Öte yandan şunun da bilinmesinde yarar vardır ki, henüz resmi müzakere aşamasında bulunulmamaktadır. Yapılan çalışmalar, müzakere zemininin oluşturulmasına ve bu mümkün olursa sonuç odaklı bir süreçle nasıl tamamlanabileceğine ilişkindir.
Bu çerçevede Sayın Anastasiadis’e de seslenmek isterim. Kıbrıs çok sancılı bir dönemden geçmektedir. Görünür gelecekte ya siyasal eşitlik, özgürlük ve güvenlik içinde federal bir çözüme ulaşma yeteneğini göstereceğiz, ya da kalıcı bölünme yolunda yeni gerçeklerle yüzleşeceğiz.

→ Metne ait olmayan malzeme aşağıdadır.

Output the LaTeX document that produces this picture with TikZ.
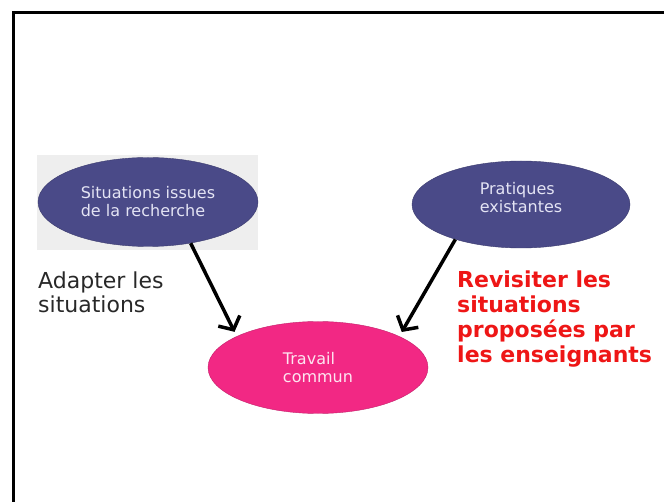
\documentclass[tikz,border=0pt]{standalone}
\usepackage{fontspec}
\setmainfont{DejaVu Sans}
\usepackage{tikz}
\usetikzlibrary{shapes.geometric, arrows.meta, positioning}
\definecolor{myblue}{RGB}{74,74,136}
\definecolor{mypink}{RGB}{242,40,132}
\definecolor{myred}{RGB}{238,22,22}
\definecolor{mygrey}{RGB}{238,238,238}
\definecolor{mytext}{RGB}{40,40,40}
\definecolor{mylight}{RGB}{228,228,244}
\tikzset{
  bulle/.style={ellipse, draw=myblue!80!black, fill=myblue, inner sep=0pt,
    minimum width=220pt, minimum height=89pt, align=left,
    text=mylight, font=\fontsize{16}{18}\selectfont},
  arrow/.style={-{Straight Barb[length=10pt, width=24pt]}, line width=3.5pt,
    color=black, shorten >=5pt},
  note/.style={anchor=north west, inner sep=0pt, align=left}
}

\begin{document}
\begin{tikzpicture}[x=1pt, y=1pt]
  \useasboundingbox (0,0) rectangle (664,501);

  % Frame
  \draw[line width=3.2pt] (13.5,-10) |- (680,488.5);

  % Sources
  \fill[mygrey] (37,251) rectangle (258,346);
  \node[bulle] (sit) at (148,299) {Situations issues\\de la recherche};
  \node[bulle, minimum width=218pt, minimum height=87pt, text depth=14pt]
    (prat) at (521,296.5) {Pratiques\\existantes};

  % Common work
  \node[bulle, draw=mypink!80!black, fill=mypink, text=white!88!mypink,
    minimum height=92pt] (trav) at (318,133.5) {Travail\\commun};

  % Notes
  \node[note, text=mytext, font=\fontsize{22}{24}\selectfont]
    (adapt) at (38,229) {Adapter les\\situations};
  \node[note, text=myred, font=\fontsize{22}{25}\bfseries\selectfont]
    (revis) at (457,230) {Revisiter les\\situations\\proposées par\\les enseignants};

  % Arrows
  \draw[arrow] (sit.316) -- (trav.159);
  \draw[arrow] (prat.208) -- (trav.21);
\end{tikzpicture}
\end{document}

Çözüm istiyorsak, irade göstermek için iki yıl sonra önümüze gelen bu fırsattan yararlanmalıyız. Sayın Anastasiadis bunu yapmak yerine, toplantıyı baskı altına almaya yönelik söylemlerden artık uzak durmalıdır; 9 Ağustos toplantısı ve ardından Sayın Lute geldiği zaman yaşananlar hakkında doğru olmayan konuşmaları artık bir yana bırakarak, kendi toplumunu yanlış bilgilerle koşullandırmaktan vazgeçmelidir.
BM Genel Sekreterliği’ne de bu aşamada görev düştüğü inancındayım. BM ilkelerine, parametrelerine ve geçmiş mutabakatlara bağlı kalınmasını ve bu çerçevede yapılacak toplantının başarıyla sonuçlanmasını sağlamak onların da görevidir.
Biz Kıbrıs Türk tarafı olarak yapıcı bir anlayışla, Kıbrıs’ta adil ve kalıcı barış için uğraşımızı sürdüreceğiz. Bunun bölge barışı ve istikrarına yapacağı katkının da bilinciyle hareket edeceğiz. Temennimiz bu çabamızın karşılıksız kalmamasıdır."